Task brief — Return the lines below that carry the word "chart".

Supplied information —
▼

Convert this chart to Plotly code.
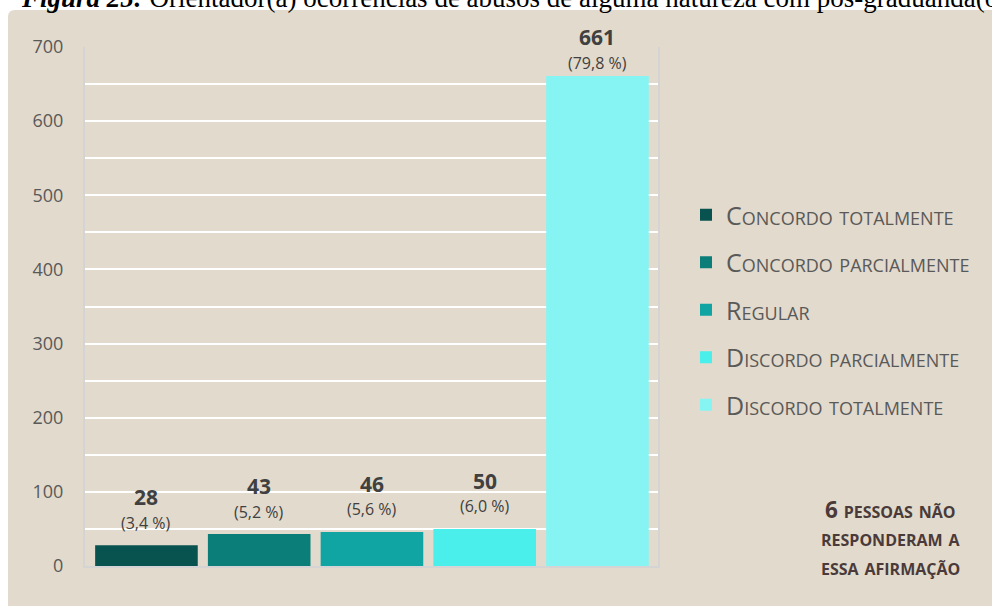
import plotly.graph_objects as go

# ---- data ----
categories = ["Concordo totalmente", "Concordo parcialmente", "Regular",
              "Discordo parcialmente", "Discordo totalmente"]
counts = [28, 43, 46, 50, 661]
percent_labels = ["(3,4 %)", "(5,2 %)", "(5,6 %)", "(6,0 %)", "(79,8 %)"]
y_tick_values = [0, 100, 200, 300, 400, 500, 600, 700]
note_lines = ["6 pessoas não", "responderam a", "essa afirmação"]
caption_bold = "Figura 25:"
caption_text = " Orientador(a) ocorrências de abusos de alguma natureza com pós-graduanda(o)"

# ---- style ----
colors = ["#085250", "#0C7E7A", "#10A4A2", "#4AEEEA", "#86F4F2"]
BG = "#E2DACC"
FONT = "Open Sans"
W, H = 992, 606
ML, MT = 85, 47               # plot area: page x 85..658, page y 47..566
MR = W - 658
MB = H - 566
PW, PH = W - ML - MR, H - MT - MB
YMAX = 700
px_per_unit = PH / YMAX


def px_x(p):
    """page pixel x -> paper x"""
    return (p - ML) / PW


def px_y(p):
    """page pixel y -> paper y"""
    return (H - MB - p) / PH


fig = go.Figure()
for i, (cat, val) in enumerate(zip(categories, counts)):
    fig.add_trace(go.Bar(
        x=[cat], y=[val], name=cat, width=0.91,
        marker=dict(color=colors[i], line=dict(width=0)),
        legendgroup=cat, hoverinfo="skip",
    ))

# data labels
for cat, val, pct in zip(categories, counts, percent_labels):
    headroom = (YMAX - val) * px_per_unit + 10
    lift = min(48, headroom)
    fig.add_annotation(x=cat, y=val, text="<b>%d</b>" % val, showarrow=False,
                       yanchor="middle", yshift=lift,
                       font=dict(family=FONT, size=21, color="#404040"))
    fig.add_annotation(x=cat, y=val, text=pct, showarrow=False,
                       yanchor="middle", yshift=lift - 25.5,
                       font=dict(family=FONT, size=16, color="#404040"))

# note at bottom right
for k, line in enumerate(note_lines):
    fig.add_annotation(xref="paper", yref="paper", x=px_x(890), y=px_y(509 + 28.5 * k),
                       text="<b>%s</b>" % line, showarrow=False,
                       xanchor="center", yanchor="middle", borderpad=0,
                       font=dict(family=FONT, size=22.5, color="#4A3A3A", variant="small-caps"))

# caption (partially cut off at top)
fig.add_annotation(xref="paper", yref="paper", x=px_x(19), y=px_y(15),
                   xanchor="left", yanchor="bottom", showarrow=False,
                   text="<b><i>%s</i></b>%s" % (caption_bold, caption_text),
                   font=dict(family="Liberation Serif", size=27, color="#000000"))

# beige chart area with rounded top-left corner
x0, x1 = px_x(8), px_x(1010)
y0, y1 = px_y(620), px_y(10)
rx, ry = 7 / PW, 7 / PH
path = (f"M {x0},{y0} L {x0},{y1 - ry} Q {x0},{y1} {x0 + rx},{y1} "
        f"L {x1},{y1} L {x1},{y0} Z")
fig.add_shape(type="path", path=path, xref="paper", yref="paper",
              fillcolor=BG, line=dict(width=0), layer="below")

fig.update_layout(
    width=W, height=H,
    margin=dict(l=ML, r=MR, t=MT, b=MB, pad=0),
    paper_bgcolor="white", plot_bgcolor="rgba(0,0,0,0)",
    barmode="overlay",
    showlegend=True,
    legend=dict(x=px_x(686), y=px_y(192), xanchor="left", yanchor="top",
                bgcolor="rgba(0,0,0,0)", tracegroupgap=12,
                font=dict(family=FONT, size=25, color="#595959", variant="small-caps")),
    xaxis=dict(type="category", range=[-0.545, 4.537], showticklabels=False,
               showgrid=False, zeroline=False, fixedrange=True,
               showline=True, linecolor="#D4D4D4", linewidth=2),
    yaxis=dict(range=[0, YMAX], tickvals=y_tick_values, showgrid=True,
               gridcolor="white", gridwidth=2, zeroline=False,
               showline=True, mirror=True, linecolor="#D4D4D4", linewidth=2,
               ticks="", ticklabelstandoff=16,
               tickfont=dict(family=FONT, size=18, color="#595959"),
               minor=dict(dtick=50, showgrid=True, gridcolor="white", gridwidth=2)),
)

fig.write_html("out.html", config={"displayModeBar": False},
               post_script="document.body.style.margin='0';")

▲

Finished task —
Convert this chart to Plotly code.
# beige chart area with rounded top-left corner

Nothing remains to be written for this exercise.